ガザ:妊娠の喜びから恐怖へ一変
ガザの避難用テントの中で暮らすゼナブさん*。彼女は紛争が始まる3日前に2人目の妊娠を知り、その直後、喜びと興奮が恐怖と死に取って代わられました。
ガザへの攻撃により、彼女は3歳の長女とともに崩壊した家の瓦礫の下から引きずり出され、夫は家族のために食料を探そうとして殺されました。
避難生活を続ける中、2024年6月に帝王切開をすることになり、避難所から16キロ離れた病院に行きました。病院までの道中、爆撃で破壊された家、学校、保健センターを通りすぎ、その光景を目に焼き付けながら、崩壊している現実の中に、新しい命を迎え入れる喜ばしい瞬間のために心の準備をしていました。
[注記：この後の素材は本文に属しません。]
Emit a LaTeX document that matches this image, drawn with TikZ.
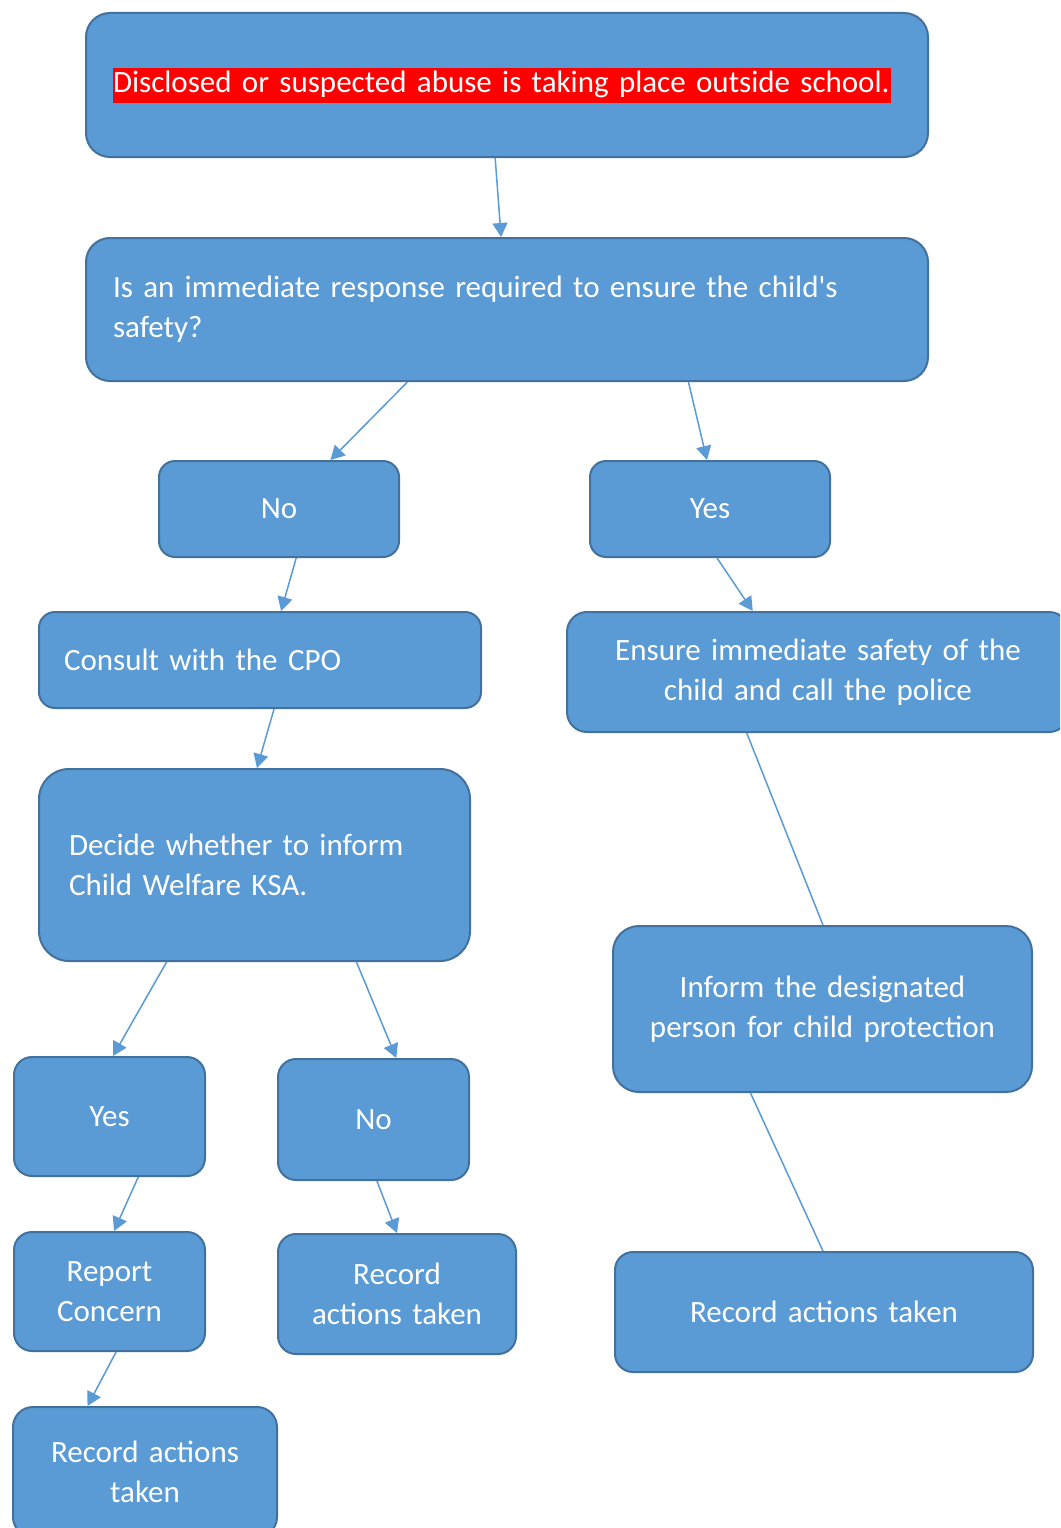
\documentclass[tikz,border=0pt]{standalone}
\usepackage{fontspec}
\setmainfont{Carlito}[Ligatures=TeXOff]
\usetikzlibrary{arrows.meta,calc}
\definecolor{boxfill}{HTML}{5B9BD5}
\definecolor{boxline}{HTML}{41719C}
\tikzset{
  box/.style={draw=boxline, line width=2pt, fill=boxfill, text=white, anchor=north west,
    inner sep=0pt, font=\fontsize{31}{40}\selectfont},
  conn/.style={draw=boxfill, line width=1.5pt, -{Triangle[length=14pt,width=15pt]}},
  plainconn/.style={draw=boxfill, line width=1.5pt},
}
\begin{document}
\begin{tikzpicture}[x=1pt,y=-1pt]
\useasboundingbox (0,0) rectangle (1060,1528);
\fill[white] (0,0) rectangle (1060,1528);
\clip (0,0) rectangle (1060,1528);

\node[box, minimum width=842pt, minimum height=144pt, rounded corners=24pt,
  inner xsep=27pt, text width=788pt, align=left] (top) at (85,12)
  {\setlength\fboxsep{0pt}\colorbox{red}{\rule[-10pt]{0pt}{35pt}Disclosed or suspected abuse is taking place outside school.\hspace{1pt}}};

\node[box, minimum width=842pt, minimum height=143pt, rounded corners=24pt,
  inner xsep=27pt, text width=788pt, align=left] (q) at (85,237)
  {Is an immediate response required to ensure the child's\\safety?};

\node[box, minimum width=240pt, minimum height=96pt, rounded corners=16pt,
  text width=220pt, align=center] (no1) at (158,460) {No};
\node[box, minimum width=240pt, minimum height=96pt, rounded corners=16pt,
  text width=220pt, align=center] (yes1) at (589,460) {Yes};

\node[box, minimum width=442pt, minimum height=96pt, rounded corners=16pt,
  inner xsep=25pt, text width=392pt, align=left] (cpo) at (38,611) {Consult with the CPO};

\node[box, minimum width=502pt, minimum height=120pt, rounded corners=20pt,
  text width=480pt, align=center] (safe) at (566,611)
  {Ensure immediate safety of the\\child and call the police};

\node[box, minimum width=431pt, minimum height=192pt, rounded corners=30pt,
  inner xsep=30pt, text width=371pt, align=left] (decide) at (38,768)
  {Decide whether to inform\\Child Welfare KSA.};

\node[box, minimum width=419pt, minimum height=166pt, rounded corners=26pt,
  text width=400pt, align=center] (inform) at (612,925)
  {Inform the designated\\person for child protection};

\node[box, minimum width=191pt, minimum height=119pt, rounded corners=18pt,
  text width=170pt, align=center] (yes2) at (13,1056) {Yes};
\node[box, minimum width=191pt, minimum height=121pt, rounded corners=18pt,
  text width=170pt, align=center] (no2) at (277,1058) {No};

\node[box, minimum width=191pt, minimum height=119pt, rounded corners=18pt,
  text width=170pt, align=center] (report) at (13,1231) {Report\\Concern};
\node[box, minimum width=238pt, minimum height=120pt, rounded corners=18pt,
  text width=220pt, align=center] (rec2) at (277,1233) {Record\\actions taken};
\node[box, minimum width=418pt, minimum height=120pt, rounded corners=18pt,
  text width=400pt, align=center] (rec3) at (614,1251) {Record actions taken};
\node[box, minimum width=264pt, minimum height=130pt, rounded corners=20pt,
  text width=240pt, align=center] (rec4) at (12,1406) {Record actions\\taken};

\draw[conn] ($(top.south west)!0.486!(top.south east)$) -- ($(q.north west)!0.493!(q.north east)$);
\draw[conn] ($(q.south west)!0.382!(q.south east)$) -- ($(no1.north west)!0.7125!(no1.north east)$);
\draw[conn] ($(q.south west)!0.715!(q.south east)$) -- ($(yes1.north west)!0.4875!(yes1.north east)$);
\draw[conn] ($(no1.south west)!0.571!(no1.south east)$) -- ($(cpo.north west)!0.5475!(cpo.north east)$);
\draw[conn] ($(yes1.south west)!0.529!(yes1.south east)$) -- ($(safe.north west)!0.3705!(safe.north east)$);
\draw[conn] ($(cpo.south west)!0.5317!(cpo.south east)$) -- ($(decide.north west)!0.5058!(decide.north east)$);
\draw[plainconn] ($(safe.south west)!0.3586!(safe.south east)$) -- ($(inform.north west)!0.501!(inform.north east)$);
\draw[conn] ($(decide.south west)!0.297!(decide.south east)$) -- ($(yes2.north west)!0.518!(yes2.north east)$);
\draw[conn] ($(decide.south west)!0.7355!(decide.south east)$) -- ($(no2.north west)!0.618!(no2.north east)$);
\draw[conn] ($(yes2.south west)!0.649!(yes2.south east)$) -- ($(report.north west)!0.5236!(report.north east)$);
\draw[conn] ($(no2.south west)!0.518!(no2.south east)$) -- ($(rec2.north west)!0.5!(rec2.north east)$);
\draw[conn] ($(report.south west)!0.534!(report.south east)$) -- ($(rec4.north west)!0.284!(rec4.north east)$);
\draw[plainconn] ($(inform.south west)!0.329!(inform.south east)$) -- ($(rec3.north west)!0.4976!(rec3.north east)$);
\end{tikzpicture}
\end{document}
「とても怖いし、不安でたまらないし、すごくストレスを感じています。最初の娘を出産する時とは本当に違う気持ちです。夫がそばにいないことがとても辛くて、すごく会いたいです。でも同時に、赤ちゃんを抱ける瞬間が待ち遠しい。この恐怖と美しい気持ちが入り混じっているのが不思議です」と彼女は語りました。
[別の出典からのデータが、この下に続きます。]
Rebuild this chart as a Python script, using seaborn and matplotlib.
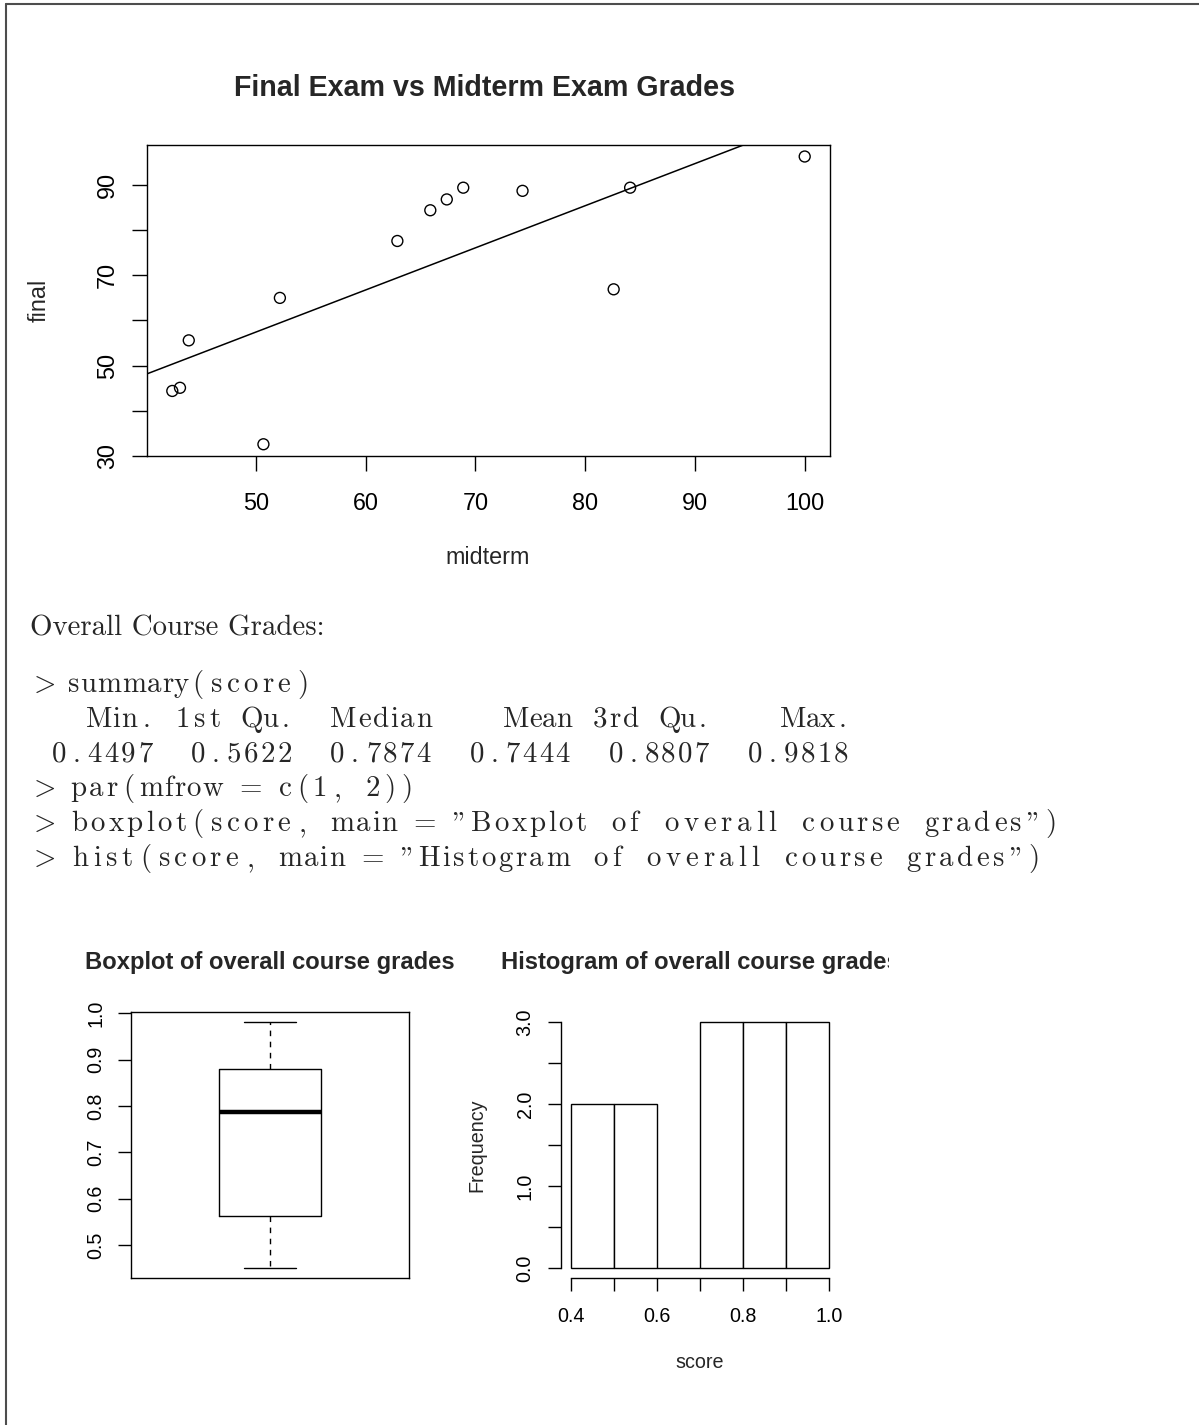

ゼナブさんは無事に女児を出産することができました。適切な設備が不足していたため、医師たちは赤ちゃんに対する通常の検査をすべて行うことができず、6インチの帝王切開の傷を縫合するための専用の糸もありませんでした。
ガザでの暴力が激化してからガザの女性は流産する可能性が3倍、出産時に死亡する可能性も3倍に増加しています。(2024年7月時点)
ゼナブさんは二人の娘とのテント生活が続いています。
インタビューの中でガザの女性や女子たちに代わって、ゼナブさんが世界に伝えたいメッセージを聞きました。
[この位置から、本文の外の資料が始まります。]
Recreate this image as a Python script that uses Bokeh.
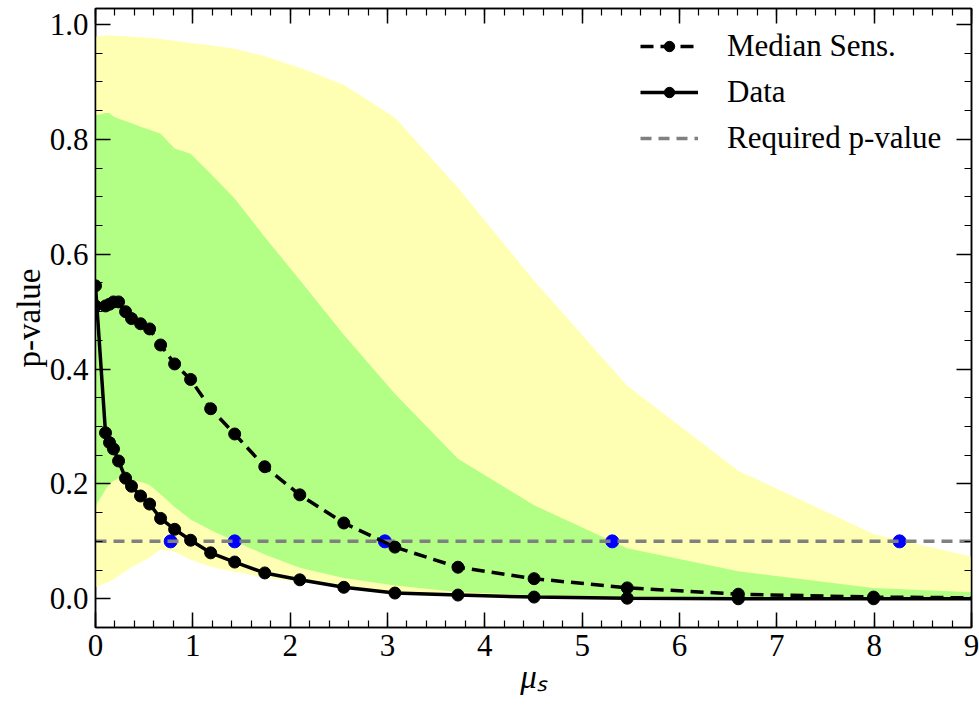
from bokeh.plotting import figure
from bokeh.models import (Range1d, LinearAxis, SingleIntervalTicker, NumeralTickFormatter,
                          CustomJSTickFormatter, Legend, LegendItem, ColumnDataSource)
from bokeh.embed import file_html
from bokeh.resources import INLINE

# ---- data ----
mu = [0.0, 0.103, 0.144, 0.185, 0.237, 0.309, 0.370, 0.463, 0.556, 0.669, 0.813, 0.977,
      1.183, 1.430, 1.739, 2.099, 2.551, 3.076, 3.724, 4.506, 5.463, 6.605, 7.994, 9.6]
median_sens = [0.510, 0.510, 0.513, 0.517, 0.517, 0.500, 0.488, 0.479, 0.470, 0.442, 0.409, 0.382,
               0.331, 0.287, 0.230, 0.181, 0.132, 0.090, 0.055, 0.035, 0.019, 0.008, 0.003, 0.001]
data_p = [0.545, 0.289, 0.272, 0.261, 0.240, 0.210, 0.196, 0.179, 0.165, 0.140, 0.121, 0.102,
          0.080, 0.064, 0.045, 0.033, 0.020, 0.010, 0.0065, 0.003, 0.001, 0.0, 0.0, 0.0]
band2_up = [0.979, 0.981, 0.981, 0.981, 0.980, 0.980, 0.979, 0.978, 0.977, 0.975, 0.972, 0.968,
            0.964, 0.958, 0.945, 0.925, 0.895, 0.838, 0.716, 0.554, 0.371, 0.223, 0.113, 0.050]
band1_up = [0.842, 0.846, 0.846, 0.840, 0.836, 0.832, 0.828, 0.822, 0.817, 0.810, 0.784, 0.775,
            0.740, 0.697, 0.630, 0.555, 0.460, 0.357, 0.244, 0.163, 0.088, 0.048, 0.019, 0.007]
band1_lo = [0.161, 0.190, 0.200, 0.205, 0.210, 0.208, 0.206, 0.204, 0.198, 0.182, 0.160, 0.138,
            0.120, 0.100, 0.077, 0.054, 0.036, 0.023, 0.012, 0.006, 0.003, 0.001, 0.0, 0.0]
band2_lo = [0.020, 0.027, 0.030, 0.033, 0.040, 0.048, 0.055, 0.063, 0.072, 0.086, 0.082, 0.068,
            0.056, 0.047, 0.037, 0.029, 0.020, 0.011, 0.005, 0.002, 0.001, 0.0, 0.0, 0.0]
required_p = 0.1
cross_mu = [0.772, 1.430, 2.973, 5.309, 8.261]

FONT = "Liberation Serif"

src = ColumnDataSource(dict(mu=mu, med=median_sens, dat=data_p, y2u=band2_up, y1u=band1_up,
                            y1l=band1_lo, y2l=band2_lo))

p = figure(frame_width=876, frame_height=619, output_backend="svg", toolbar_location=None,
           x_range=Range1d(0, 9), y_range=Range1d(-0.05, 1.028),
           min_border_left=95, min_border_right=8, min_border_top=8, min_border_bottom=79)
p.xgrid.visible = False
p.ygrid.visible = False
p.outline_line_color = "black"
p.outline_line_width = 1.5
p.background_fill_color = "white"

p.varea(x="mu", y1="y2l", y2="y2u", source=src, fill_color="#FFFFB3")
p.varea(x="mu", y1="y1l", y2="y1u", source=src, fill_color="#B3FF86")

p.scatter(cross_mu, [required_p] * len(cross_mu), size=13, color="blue")
req = p.line([0, 9], [required_p, required_p], line_color="gray", line_width=3.5, line_dash="11 7")

med_l = p.line(x="mu", y="med", source=src, line_color="black", line_width=3.5, line_dash="13 7")
med_s = p.scatter(x="mu", y="med", source=src, size=12, color="black")
dat_l = p.line(x="mu", y="dat", source=src, line_color="black", line_width=3.5)
dat_s = p.scatter(x="mu", y="dat", source=src, size=12, color="black")

# axes
def style_axis(ax, labels=True):
    ax.axis_line_color = "black"
    ax.axis_line_width = 1.5
    ax.major_tick_in = 15
    ax.major_tick_out = 0
    ax.minor_tick_in = 7
    ax.minor_tick_out = 0
    ax.major_tick_line_width = 1.5
    ax.minor_tick_line_width = 1.2
    ax.major_label_text_font = FONT
    ax.major_label_text_color = "black"
    if labels:
        ax.major_label_text_font_size = "31px"
        ax.major_label_standoff = 7
    else:
        ax.formatter = CustomJSTickFormatter(code="return ''")
        ax.major_label_text_font_size = "1px"
        ax.major_label_standoff = 0

xa = p.xaxis[0]
xa.ticker = SingleIntervalTicker(interval=1, num_minor_ticks=5)
xa.formatter = NumeralTickFormatter(format="0")
style_axis(xa)
xa.axis_label = "μₛ"
xa.axis_label_text_font = FONT
xa.axis_label_text_font_size = "33px"
xa.axis_label_text_font_style = "italic"
xa.axis_label_text_color = "black"
xa.axis_label_standoff = 0

ya = p.yaxis[0]
ya.ticker = SingleIntervalTicker(interval=0.2, num_minor_ticks=4)
ya.formatter = NumeralTickFormatter(format="0.0")
style_axis(ya)
ya.axis_label = "p-value"
ya.axis_label_text_font = FONT
ya.axis_label_text_font_size = "33px"
ya.axis_label_text_font_style = "normal"
ya.axis_label_text_color = "black"
ya.axis_label_standoff = 0

top = LinearAxis(ticker=SingleIntervalTicker(interval=1, num_minor_ticks=5))
style_axis(top, labels=False)
p.add_layout(top, "above")
right = LinearAxis(ticker=SingleIntervalTicker(interval=0.2, num_minor_ticks=4))
style_axis(right, labels=False)
p.add_layout(right, "right")

legend = Legend(items=[LegendItem(label="Median Sens.", renderers=[med_l, med_s]),
                       LegendItem(label="Data", renderers=[dat_l, dat_s]),
                       LegendItem(label="Required p-value", renderers=[req])],
                location=(545, 471))
legend.label_text_font = FONT
legend.label_text_font_size = "31px"
legend.label_text_color = "black"
legend.border_line_color = None
legend.background_fill_alpha = 0
legend.glyph_width = 58
legend.glyph_height = 26
legend.label_height = 26
legend.label_standoff = 29
legend.spacing = 10
legend.padding = 0
legend.margin = 0
p.add_layout(legend)

open("out.html", "w").write(file_html(p, INLINE))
「私は、未亡人、負傷者、拘束された女性たちを支援するすべての団体に対し、私たちを道徳的にも心理的にも支えてくれるよう呼びかけます。私たちがこの人生を乗り越えていけるように。現実として、私たちはいまだにこの悪夢の中に閉じ込められており、抜け出す方法も、逃げ道も見つけられないでいます」
ゼナブさんたちへCAREのスタッフによってベビーキットが届けられました。
ベビーキットには、紙おむつ、シャンプー、粉ミルク、衛生用品、生理用品、授乳パッド、コットン、毛布、石鹸、母親用下着、ベビー服など、緊急に必要なものが含まれています。
*個人情報保護のため名前は変更しています。